A few products were selected (but not endorsed by the government) and made available to the public for download on the 20th of August. The products are available for various flavours of Windows and Mac and perform the filtering and reporting functions you would expect of this kind of product. Five days later, you guessed it. A 15 year old has found a way around the filter (full story here), leaving enough in place for the parent to have a false sense of security and he is able to get to all those nasty little places on the internet. The relevant vendors are no doubt working hard to fix the issue, but funny nonetheless. As we all know it is not really a question of if the product can be circumvented, but how fast (something that is actually stated on the governments own site). In this case my guess was closest with 4 days, so the pot is mine!
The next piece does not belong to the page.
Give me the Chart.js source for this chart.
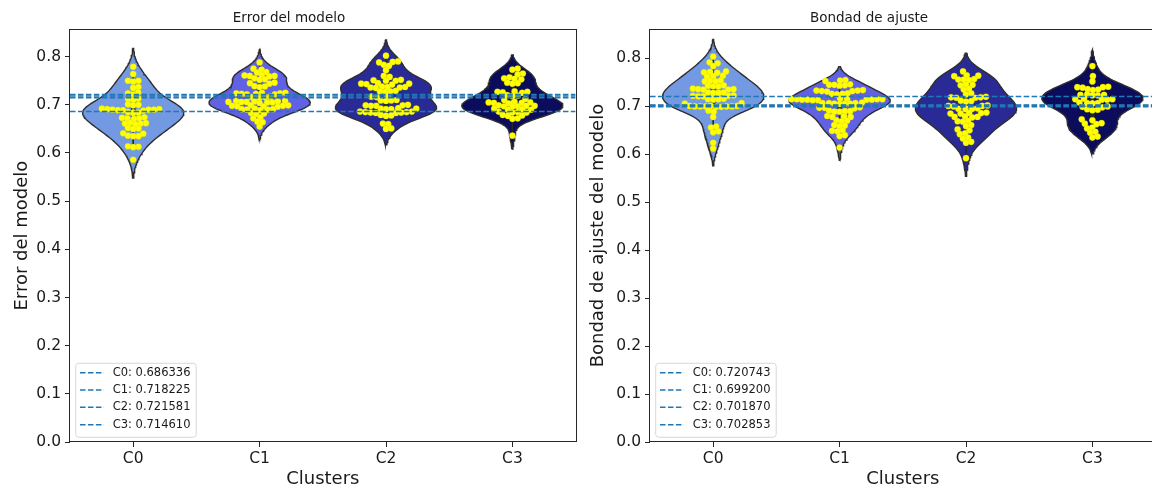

Now to be fair to the government the program they implemented was not just an attempt at retaining votes (although I’m sure that it was part of the idea). When you look closer at it, it is actually a well thought out program. There are sites for kids and parents to visit to learn about responsible internet use, things to look out for. The main issue I have with schemes like this is that they are unlikely to reach the people that really need the information.
As for my kids, they know what they can and can’t do on the internet, they also know that dad watches everything, new sites are vetted before they can use them and they know that if they come across anything that makes them uncomfortable they are to let me know and teach them about security issues. I asked my 8 year old the other day for her email password so I could check it (it’s easier to ask her, she uses a 8 character password with numbers and special characters, maybe I taught her too well....). She said “I’m not supposed to tell you daddy”, luckily for me social engineering your own child still works, but she has the right idea.
In the real world it is easy to tell your kids don;t talk to strangers, don't walk down dark alleys, don't go to that part of the city. On the internet it is not often clear where the dark alleys are and who the stranger is.